#### Task directions
Copy out all lines with the word "this" in them.

#### Items
○ ○ ○ ○ ○ ○ ○

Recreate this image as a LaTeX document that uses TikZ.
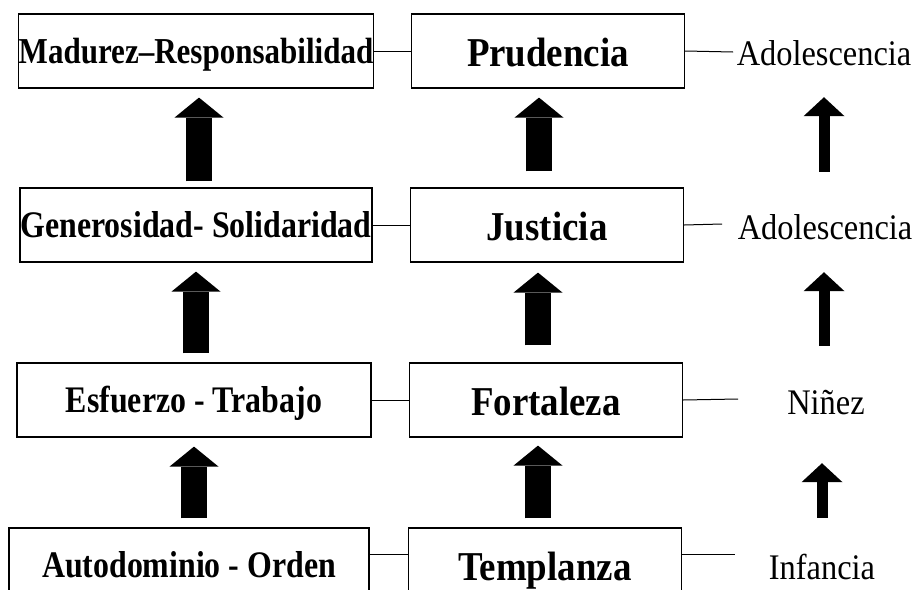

○ ○ ○ ○ ○ ○ ○

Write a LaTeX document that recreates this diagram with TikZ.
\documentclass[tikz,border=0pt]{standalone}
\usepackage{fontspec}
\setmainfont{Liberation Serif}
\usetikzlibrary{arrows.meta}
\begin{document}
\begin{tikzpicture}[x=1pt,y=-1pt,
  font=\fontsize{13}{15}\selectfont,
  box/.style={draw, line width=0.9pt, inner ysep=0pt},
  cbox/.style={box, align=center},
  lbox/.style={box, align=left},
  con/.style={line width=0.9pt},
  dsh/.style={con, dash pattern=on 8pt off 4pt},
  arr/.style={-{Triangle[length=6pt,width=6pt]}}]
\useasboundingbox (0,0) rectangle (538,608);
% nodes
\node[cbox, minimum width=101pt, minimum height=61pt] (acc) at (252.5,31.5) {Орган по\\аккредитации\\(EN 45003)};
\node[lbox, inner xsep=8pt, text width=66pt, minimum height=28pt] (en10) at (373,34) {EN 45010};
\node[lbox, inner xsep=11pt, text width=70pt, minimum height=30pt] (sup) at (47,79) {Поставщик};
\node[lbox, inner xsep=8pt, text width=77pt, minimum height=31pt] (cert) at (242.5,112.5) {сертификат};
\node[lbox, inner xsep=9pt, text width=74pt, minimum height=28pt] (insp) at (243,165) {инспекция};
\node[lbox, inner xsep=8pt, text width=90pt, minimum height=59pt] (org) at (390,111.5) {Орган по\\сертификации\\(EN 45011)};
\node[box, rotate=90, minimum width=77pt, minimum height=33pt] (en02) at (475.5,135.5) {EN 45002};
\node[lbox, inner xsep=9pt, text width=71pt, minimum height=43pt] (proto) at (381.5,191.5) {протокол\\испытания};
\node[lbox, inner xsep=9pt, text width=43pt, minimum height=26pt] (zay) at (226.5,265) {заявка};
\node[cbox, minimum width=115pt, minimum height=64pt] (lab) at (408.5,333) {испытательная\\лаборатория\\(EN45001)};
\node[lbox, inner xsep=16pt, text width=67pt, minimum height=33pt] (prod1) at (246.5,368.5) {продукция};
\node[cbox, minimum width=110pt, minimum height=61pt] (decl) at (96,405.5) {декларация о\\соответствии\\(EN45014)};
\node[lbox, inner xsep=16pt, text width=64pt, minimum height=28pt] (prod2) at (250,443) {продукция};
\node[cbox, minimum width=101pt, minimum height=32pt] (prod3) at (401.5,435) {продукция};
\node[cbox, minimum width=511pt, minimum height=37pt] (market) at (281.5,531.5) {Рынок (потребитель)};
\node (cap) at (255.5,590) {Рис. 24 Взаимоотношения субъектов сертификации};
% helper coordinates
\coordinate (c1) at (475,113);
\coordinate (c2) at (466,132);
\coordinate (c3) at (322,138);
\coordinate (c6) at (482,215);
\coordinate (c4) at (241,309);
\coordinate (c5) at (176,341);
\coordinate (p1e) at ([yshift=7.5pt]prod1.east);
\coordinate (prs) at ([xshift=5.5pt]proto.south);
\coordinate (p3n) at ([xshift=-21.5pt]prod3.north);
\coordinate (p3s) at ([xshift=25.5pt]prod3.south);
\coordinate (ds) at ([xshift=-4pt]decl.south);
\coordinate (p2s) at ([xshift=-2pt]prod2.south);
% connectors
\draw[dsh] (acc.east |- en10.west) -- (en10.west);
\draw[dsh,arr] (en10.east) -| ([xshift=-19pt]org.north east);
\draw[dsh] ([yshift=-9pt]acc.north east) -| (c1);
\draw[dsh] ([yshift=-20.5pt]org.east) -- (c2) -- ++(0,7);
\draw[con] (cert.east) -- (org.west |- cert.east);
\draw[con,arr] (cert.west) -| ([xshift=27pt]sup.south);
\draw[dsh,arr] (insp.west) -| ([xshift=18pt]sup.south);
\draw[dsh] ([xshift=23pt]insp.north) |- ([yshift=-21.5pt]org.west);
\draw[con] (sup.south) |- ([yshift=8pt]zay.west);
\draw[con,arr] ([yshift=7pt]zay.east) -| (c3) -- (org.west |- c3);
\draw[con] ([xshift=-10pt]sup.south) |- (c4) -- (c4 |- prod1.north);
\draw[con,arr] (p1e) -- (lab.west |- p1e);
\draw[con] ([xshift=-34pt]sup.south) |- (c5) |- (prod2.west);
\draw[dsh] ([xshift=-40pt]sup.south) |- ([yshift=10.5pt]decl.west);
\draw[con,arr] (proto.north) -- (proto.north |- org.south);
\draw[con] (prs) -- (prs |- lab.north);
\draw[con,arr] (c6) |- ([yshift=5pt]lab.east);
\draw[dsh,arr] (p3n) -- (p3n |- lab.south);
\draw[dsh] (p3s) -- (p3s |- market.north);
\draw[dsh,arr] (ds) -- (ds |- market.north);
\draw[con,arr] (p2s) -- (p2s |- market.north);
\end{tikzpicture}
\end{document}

○ ○ ○ ○ ○ ○ ○

#### Complete answer
Recreate this image as a LaTeX document that uses TikZ.
Write a LaTeX document that recreates this diagram with TikZ.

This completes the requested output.